> The exercise: In the data below, locate the line containing "Rebuild this diagram" and the line containing "(160,442) -- (232,408);", then retype both and everything between them exactly. Pictures are not part of the copy.

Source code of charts

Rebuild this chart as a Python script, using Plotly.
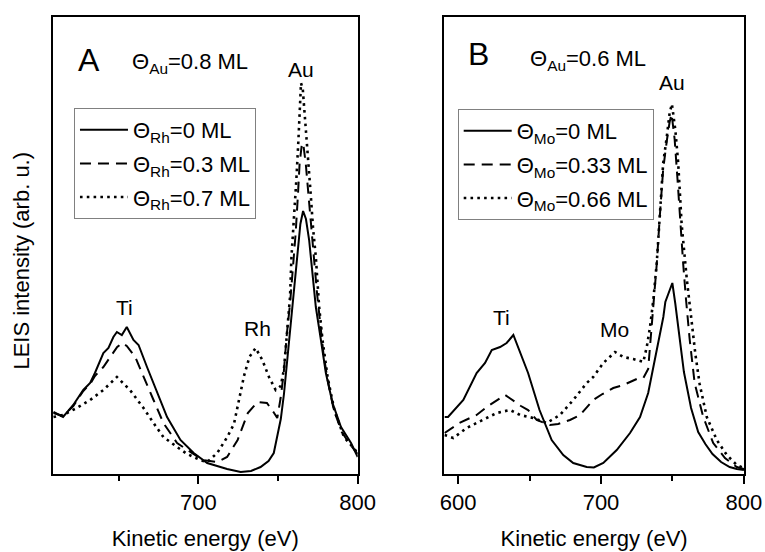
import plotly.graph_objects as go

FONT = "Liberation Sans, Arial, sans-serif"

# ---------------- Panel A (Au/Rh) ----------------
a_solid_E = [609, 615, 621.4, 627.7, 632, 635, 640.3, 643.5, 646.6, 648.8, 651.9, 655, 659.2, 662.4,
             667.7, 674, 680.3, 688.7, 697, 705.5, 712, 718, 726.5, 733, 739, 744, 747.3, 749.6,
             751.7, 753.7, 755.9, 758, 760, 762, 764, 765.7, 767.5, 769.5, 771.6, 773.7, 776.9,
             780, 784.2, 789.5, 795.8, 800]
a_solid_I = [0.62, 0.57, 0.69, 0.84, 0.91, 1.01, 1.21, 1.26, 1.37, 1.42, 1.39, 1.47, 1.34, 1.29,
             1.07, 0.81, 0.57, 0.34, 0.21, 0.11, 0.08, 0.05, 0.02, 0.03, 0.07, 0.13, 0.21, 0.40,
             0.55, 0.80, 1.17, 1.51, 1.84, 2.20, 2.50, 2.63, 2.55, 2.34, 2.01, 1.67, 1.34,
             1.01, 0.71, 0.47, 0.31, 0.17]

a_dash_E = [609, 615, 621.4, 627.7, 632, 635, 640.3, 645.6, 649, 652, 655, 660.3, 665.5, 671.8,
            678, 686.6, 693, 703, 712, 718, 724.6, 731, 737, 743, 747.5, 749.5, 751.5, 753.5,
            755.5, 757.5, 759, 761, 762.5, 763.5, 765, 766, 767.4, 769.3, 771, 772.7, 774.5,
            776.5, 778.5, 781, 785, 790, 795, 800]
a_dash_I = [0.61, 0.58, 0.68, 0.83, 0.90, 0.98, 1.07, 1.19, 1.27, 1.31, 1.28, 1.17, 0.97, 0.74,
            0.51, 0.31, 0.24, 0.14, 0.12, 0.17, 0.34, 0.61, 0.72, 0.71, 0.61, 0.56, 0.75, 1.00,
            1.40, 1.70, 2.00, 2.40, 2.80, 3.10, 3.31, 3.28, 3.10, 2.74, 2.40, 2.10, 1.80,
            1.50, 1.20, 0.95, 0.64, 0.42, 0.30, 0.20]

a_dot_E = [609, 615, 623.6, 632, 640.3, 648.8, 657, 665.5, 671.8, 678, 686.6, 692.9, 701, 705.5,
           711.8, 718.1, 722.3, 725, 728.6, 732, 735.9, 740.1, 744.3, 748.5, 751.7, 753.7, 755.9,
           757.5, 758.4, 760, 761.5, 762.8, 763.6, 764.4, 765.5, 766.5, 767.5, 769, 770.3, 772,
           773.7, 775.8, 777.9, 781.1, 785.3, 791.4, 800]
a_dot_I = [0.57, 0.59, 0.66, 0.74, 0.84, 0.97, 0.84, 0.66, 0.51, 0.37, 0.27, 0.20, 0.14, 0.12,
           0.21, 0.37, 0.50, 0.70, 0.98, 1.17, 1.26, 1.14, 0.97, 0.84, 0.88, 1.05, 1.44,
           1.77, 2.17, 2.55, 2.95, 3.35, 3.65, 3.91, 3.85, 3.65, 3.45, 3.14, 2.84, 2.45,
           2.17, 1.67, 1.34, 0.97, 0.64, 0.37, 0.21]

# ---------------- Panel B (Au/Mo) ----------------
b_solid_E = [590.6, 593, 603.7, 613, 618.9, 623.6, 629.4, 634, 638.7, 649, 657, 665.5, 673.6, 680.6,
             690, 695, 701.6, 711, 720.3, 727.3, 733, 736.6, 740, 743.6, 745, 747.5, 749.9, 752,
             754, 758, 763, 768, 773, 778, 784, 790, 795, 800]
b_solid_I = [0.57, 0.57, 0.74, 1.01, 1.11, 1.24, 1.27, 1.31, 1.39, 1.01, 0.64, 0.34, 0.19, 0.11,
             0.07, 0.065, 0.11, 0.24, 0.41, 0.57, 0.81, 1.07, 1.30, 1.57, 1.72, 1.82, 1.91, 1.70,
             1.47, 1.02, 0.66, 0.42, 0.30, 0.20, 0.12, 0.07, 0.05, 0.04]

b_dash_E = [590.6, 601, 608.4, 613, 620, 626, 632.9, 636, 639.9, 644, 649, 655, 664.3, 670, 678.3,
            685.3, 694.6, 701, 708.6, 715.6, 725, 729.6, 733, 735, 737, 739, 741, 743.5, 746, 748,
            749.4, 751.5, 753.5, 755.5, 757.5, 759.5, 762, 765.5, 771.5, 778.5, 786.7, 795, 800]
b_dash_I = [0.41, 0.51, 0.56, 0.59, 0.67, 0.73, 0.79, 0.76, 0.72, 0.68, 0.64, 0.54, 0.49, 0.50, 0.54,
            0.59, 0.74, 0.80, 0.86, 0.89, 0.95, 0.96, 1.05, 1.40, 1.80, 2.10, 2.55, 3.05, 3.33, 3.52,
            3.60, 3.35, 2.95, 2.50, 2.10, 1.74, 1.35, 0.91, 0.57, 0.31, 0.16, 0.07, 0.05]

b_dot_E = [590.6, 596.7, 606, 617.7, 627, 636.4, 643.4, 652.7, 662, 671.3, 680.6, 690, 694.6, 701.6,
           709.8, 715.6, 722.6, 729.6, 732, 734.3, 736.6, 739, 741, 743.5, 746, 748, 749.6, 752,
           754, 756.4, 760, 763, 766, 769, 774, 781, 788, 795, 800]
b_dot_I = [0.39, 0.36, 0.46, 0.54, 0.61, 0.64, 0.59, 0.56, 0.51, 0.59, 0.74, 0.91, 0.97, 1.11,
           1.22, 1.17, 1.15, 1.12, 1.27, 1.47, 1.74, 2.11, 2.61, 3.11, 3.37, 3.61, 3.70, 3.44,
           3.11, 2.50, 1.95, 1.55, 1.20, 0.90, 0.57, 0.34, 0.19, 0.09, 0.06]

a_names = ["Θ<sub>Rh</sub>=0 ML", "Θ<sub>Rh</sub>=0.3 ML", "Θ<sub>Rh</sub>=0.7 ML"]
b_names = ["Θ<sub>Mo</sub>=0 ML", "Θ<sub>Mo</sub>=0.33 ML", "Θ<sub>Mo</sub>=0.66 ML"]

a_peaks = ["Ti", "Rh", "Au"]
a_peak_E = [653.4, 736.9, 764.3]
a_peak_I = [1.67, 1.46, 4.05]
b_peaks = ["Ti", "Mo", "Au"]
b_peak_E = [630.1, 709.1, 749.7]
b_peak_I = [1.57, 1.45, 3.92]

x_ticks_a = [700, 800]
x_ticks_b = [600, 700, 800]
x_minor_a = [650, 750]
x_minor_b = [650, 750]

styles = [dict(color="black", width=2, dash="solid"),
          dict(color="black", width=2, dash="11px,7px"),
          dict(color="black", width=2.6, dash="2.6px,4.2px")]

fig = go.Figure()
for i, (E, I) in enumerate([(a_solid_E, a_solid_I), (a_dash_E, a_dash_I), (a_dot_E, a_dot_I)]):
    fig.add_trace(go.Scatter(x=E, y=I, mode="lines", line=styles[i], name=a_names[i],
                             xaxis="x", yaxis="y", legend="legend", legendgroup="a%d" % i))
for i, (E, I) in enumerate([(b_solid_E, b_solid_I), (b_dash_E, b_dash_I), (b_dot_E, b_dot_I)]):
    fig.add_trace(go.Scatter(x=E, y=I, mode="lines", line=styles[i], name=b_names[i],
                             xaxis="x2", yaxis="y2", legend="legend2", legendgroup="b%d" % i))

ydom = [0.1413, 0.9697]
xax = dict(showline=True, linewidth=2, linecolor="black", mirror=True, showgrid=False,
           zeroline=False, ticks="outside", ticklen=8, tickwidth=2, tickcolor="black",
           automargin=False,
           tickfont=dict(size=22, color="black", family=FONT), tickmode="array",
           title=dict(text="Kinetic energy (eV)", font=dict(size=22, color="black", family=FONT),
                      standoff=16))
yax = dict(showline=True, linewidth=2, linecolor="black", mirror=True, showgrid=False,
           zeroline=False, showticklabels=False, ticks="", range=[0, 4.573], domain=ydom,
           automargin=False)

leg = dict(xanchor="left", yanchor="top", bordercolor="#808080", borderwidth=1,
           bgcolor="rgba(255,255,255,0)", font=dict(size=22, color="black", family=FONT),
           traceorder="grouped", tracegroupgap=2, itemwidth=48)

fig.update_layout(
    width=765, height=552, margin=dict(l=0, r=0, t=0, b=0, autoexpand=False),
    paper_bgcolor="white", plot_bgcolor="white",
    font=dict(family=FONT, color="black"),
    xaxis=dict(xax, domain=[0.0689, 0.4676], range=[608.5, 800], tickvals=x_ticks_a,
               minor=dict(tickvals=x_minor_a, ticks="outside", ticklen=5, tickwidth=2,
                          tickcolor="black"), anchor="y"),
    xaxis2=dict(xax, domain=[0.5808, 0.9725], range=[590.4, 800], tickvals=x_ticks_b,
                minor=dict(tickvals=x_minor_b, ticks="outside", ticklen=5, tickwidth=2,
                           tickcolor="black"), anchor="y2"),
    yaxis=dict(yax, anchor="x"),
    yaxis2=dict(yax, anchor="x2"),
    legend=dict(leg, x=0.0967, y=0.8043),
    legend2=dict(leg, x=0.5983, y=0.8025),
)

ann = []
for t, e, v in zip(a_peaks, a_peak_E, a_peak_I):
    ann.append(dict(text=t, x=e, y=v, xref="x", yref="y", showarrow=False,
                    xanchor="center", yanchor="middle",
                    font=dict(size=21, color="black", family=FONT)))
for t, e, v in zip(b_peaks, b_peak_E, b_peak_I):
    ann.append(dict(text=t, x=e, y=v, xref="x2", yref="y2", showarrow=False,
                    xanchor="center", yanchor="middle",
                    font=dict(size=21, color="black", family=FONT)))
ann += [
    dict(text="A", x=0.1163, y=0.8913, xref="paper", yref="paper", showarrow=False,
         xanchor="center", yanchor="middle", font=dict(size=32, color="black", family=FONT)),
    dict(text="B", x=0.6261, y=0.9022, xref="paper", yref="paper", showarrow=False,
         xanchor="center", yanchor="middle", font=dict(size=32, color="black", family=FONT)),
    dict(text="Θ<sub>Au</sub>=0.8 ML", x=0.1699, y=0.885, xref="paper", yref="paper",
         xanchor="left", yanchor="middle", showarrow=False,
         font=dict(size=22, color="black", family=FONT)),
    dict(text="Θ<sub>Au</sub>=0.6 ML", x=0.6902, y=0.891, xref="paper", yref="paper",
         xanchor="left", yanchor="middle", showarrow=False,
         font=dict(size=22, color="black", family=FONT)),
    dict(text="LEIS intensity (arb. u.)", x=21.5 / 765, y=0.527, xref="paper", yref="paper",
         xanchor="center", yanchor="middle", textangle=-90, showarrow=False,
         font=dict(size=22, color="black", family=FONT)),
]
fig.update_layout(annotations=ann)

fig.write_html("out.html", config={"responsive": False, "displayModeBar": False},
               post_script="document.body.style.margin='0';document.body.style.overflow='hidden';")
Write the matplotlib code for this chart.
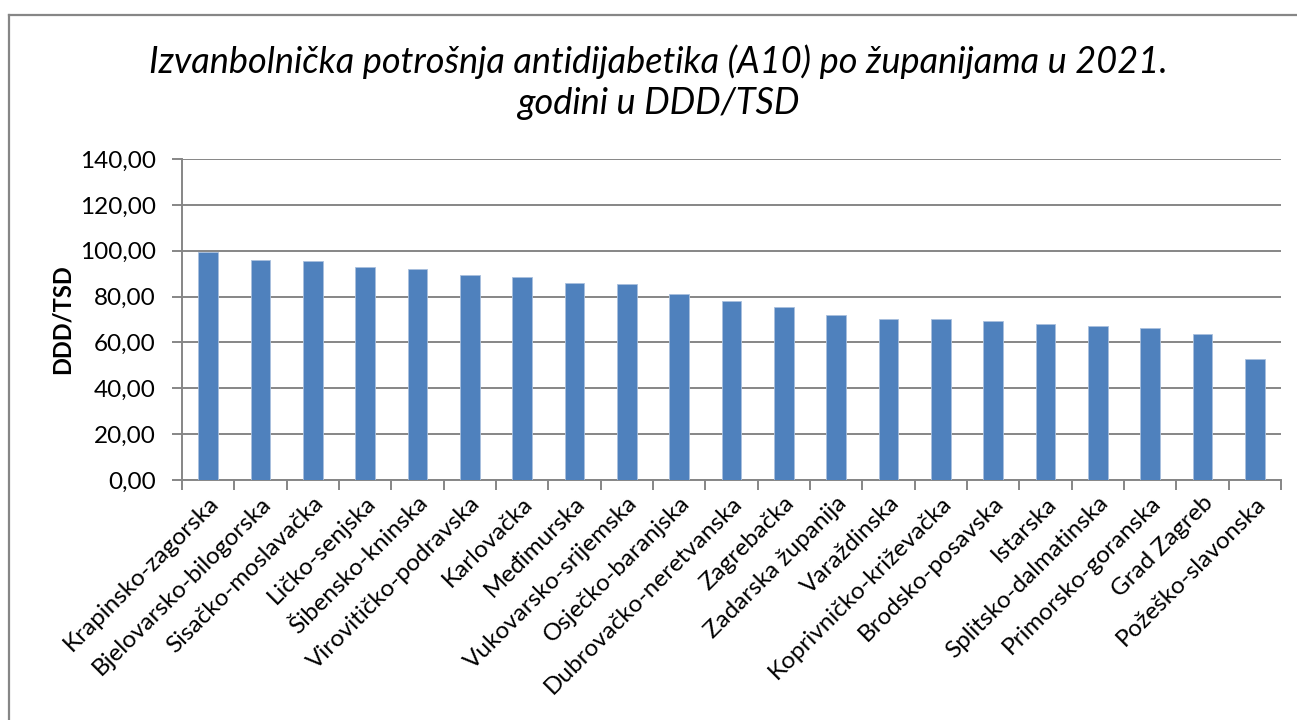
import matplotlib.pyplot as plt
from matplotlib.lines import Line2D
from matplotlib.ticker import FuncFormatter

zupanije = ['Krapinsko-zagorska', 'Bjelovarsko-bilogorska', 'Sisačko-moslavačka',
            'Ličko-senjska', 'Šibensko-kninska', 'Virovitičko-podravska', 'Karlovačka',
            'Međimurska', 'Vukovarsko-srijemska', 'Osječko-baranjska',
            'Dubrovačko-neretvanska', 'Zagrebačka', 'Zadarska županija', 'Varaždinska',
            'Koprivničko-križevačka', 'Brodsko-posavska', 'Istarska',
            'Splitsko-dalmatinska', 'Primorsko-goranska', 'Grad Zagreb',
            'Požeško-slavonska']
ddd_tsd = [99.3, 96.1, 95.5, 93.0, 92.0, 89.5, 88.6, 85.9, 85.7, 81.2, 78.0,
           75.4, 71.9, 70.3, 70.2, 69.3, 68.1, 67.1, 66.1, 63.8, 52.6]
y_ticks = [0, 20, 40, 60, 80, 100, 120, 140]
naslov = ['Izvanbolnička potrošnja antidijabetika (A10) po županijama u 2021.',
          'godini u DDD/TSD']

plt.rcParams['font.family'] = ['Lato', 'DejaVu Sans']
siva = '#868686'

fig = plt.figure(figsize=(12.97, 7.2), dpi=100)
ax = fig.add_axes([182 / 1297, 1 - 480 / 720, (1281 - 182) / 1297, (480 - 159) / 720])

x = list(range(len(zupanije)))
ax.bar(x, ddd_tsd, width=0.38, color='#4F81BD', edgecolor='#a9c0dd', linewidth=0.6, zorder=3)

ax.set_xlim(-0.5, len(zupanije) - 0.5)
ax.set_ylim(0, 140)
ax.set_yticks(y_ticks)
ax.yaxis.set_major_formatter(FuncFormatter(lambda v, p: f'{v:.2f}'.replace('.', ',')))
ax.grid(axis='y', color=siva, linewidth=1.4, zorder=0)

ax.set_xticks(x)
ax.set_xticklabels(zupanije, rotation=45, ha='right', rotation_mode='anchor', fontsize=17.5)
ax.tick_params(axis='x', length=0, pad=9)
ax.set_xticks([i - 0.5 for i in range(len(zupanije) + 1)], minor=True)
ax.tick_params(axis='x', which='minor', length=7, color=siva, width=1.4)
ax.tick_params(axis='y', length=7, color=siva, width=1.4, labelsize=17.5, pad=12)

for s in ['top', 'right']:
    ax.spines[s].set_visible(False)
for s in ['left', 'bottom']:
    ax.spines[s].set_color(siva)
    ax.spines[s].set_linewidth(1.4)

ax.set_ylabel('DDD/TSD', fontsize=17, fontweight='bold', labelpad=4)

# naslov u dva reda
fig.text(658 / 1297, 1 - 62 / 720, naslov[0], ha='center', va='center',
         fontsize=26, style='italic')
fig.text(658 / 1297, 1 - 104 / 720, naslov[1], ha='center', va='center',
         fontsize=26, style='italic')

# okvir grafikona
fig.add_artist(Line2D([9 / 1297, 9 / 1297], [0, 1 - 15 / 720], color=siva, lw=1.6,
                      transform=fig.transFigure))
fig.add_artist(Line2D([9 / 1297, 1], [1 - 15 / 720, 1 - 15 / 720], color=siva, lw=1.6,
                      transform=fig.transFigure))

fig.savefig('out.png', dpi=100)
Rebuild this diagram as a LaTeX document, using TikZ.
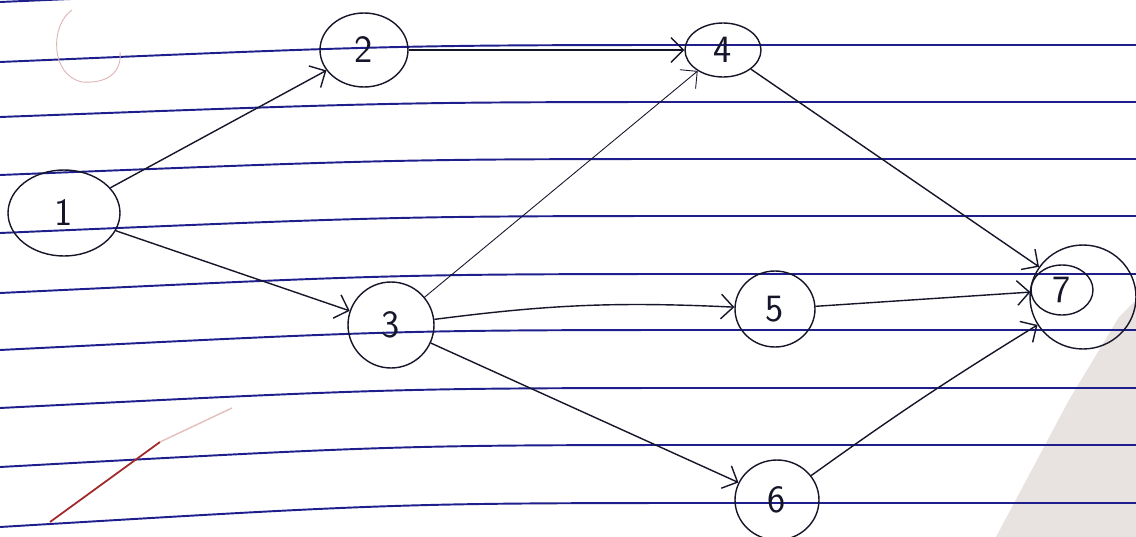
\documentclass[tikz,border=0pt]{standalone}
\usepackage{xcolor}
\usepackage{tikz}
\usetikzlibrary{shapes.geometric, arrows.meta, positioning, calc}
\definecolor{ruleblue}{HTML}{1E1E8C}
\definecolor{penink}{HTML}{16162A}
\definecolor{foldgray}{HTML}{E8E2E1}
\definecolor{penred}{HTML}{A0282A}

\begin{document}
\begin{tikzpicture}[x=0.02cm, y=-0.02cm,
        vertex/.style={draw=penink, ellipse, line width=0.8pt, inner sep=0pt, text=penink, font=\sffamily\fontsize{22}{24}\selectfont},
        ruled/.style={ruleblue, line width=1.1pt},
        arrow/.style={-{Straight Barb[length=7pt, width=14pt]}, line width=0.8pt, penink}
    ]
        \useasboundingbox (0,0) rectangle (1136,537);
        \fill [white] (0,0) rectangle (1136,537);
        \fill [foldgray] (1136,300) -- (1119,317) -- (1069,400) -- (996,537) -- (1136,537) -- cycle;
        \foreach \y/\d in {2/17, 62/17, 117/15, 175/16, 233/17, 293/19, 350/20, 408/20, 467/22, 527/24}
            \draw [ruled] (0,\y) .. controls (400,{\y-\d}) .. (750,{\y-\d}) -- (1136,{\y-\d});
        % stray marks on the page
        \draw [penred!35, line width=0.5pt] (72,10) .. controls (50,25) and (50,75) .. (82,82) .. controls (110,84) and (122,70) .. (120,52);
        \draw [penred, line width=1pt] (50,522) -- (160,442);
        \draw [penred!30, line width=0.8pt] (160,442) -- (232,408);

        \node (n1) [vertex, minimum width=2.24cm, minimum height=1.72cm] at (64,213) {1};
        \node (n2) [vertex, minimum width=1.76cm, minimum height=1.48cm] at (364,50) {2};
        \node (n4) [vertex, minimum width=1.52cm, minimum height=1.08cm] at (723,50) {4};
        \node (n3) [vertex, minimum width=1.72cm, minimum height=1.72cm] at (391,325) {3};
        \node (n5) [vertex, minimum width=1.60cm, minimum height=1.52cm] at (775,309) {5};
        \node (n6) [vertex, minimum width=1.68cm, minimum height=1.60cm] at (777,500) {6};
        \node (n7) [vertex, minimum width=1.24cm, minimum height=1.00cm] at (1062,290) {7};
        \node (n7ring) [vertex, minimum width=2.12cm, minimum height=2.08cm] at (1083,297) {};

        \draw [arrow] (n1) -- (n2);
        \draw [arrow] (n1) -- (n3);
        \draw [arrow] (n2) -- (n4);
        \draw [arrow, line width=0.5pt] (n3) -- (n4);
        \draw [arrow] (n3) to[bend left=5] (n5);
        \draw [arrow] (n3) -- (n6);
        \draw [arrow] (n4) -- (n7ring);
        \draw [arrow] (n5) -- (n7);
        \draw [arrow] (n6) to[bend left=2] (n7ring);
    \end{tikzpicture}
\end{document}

> The reply:
Rebuild this diagram as a LaTeX document, using TikZ.
\documentclass[tikz,border=0pt]{standalone}
\usepackage{xcolor}
\usepackage{tikz}
\usetikzlibrary{shapes.geometric, arrows.meta, positioning, calc}
\definecolor{ruleblue}{HTML}{1E1E8C}
\definecolor{penink}{HTML}{16162A}
\definecolor{foldgray}{HTML}{E8E2E1}
\definecolor{penred}{HTML}{A0282A}

\begin{document}
\begin{tikzpicture}[x=0.02cm, y=-0.02cm,
        vertex/.style={draw=penink, ellipse, line width=0.8pt, inner sep=0pt, text=penink, font=\sffamily\fontsize{22}{24}\selectfont},
        ruled/.style={ruleblue, line width=1.1pt},
        arrow/.style={-{Straight Barb[length=7pt, width=14pt]}, line width=0.8pt, penink}
    ]
        \useasboundingbox (0,0) rectangle (1136,537);
        \fill [white] (0,0) rectangle (1136,537);
        \fill [foldgray] (1136,300) -- (1119,317) -- (1069,400) -- (996,537) -- (1136,537) -- cycle;
        \foreach \y/\d in {2/17, 62/17, 117/15, 175/16, 233/17, 293/19, 350/20, 408/20, 467/22, 527/24}
            \draw [ruled] (0,\y) .. controls (400,{\y-\d}) .. (750,{\y-\d}) -- (1136,{\y-\d});
        % stray marks on the page
        \draw [penred!35, line width=0.5pt] (72,10) .. controls (50,25) and (50,75) .. (82,82) .. controls (110,84) and (122,70) .. (120,52);
        \draw [penred, line width=1pt] (50,522) -- (160,442);
        \draw [penred!30, line width=0.8pt] (160,442) -- (232,408);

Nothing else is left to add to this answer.